La relación entre el poder y el mal es un tema fascinante para la literatura.
El que mejor lo trata es William Shakespeare, sobre todo en Ricardo III, donde muestra cómo el perverso duque de Gloucester acude al engaño, la mentira y el crimen a fin de usurpar el trono. En el siglo XX, el poder tuvo genios del mal como Stalin y Hitler; y todavía hoy el villano en el poder sigue existiendo en la realidad, unas veces como dictador, otras camuflado de demócrata. Un ejemplo perfecto es Putin, a quien se acusa —sin que se lo haya podido probar todavía— de al menos diez crímenes de opositores suyos, algunos por envenenamiento.
Hay poderosos, sin embargo, que además de temibles son ridículos o grotescos o irrisorios, o todas las anteriores. Uno de los campeones del momento es el presidente de Filipinas, Rodrigo Duterte, que alardeó de parecerse a Hitler y confesó que estaría gustoso de matar drogadictos, indigentes y criminales. (La policía filipina, apoyada por escuadrones de la muerte, ha matado, en efecto, tres mil personas en dos meses). Ese personaje siniestro, que se las da de gracioso, tuvo el descaro, cuando era alcalde, de hacer una broma asquerosa a raíz de la violación y asesinato de una monja australiana. “¿Lo enfureció que la violaran?”, le preguntó públicamente alguien, por lo visto tan inteligente como él. “Sí”, dijo Duterte. “Pero era tan guapa... El alcalde debió haber sido el primero”. ¿Les recuerda, acaso, a ese payaso estadounidense que le dio lecciones a Billy Bush de cómo acosar a una mujer valiéndose de su poder, y luego se excusó diciendo que eran bromas de hombres?

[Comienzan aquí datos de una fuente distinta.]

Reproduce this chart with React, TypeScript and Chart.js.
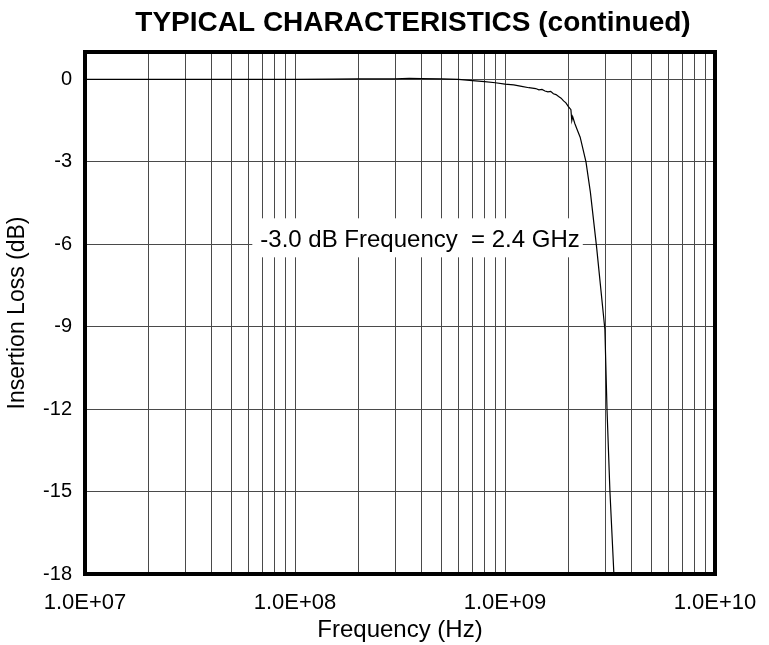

Malvado y grotesco es el presidente norcoreano Kim-Jong-un, ese niño regorderte que juega con armas atómicas, que decretó que en el país sólo están permitidos 28 cortes de pelo, y que ejecutó a su ministro de Defensa por quedarse dormido en una ceremonia y a su exnovia por aparecer en un video porno. Y patéticos, pintorescos y pésimos gobernantes son Nicolás Maduro, que se pasa por la faja la Constitución y condena a “millones y millonas” de venezolanos al hambre, y el presidente Ortega, de Nicaragua, siempre pegado a su extravagante mujer, acusado de violar reiteradamente a su hijastra y capaz de despojar a los diputados de la oposición de sus escaños.
Explicar la psiquis de estos “líderes” no es fácil. Pero tampoco la de sus seguidores incondicionales, esos que los celebran con aplausos y sonrisas aquiescentes. Uno se pregunta cómo pueden llegar a ese nivel acrítico. Hannah Arendt, quien reflexionó sobre figuras como la de Eichmann, concluye que los segundos de Hitler no eran monstruos ni psicópatas, sino un nuevo tipo de hombre que encarna “la banalidad del mal”, y que no tiene ni convicciones, ni culpa, ni dilemas morales, sólo “vacío reflexivo”. Este vacío, inofensivo en circunstancias de paz, los convirtió sin embargo, a la hora de la guerra, en asesinos de miles de judíos. Ahora bien: en las democracias (o en su remedo) estos gobernantes han sido elegidos —y reelegidos y apoyados— por una amplia masa de ciudadanos que puede apoyar, sin escrúpulos, a un tirano, a un fanático o a un idiota. Por eso nada tiene de extraño que la historia se repita.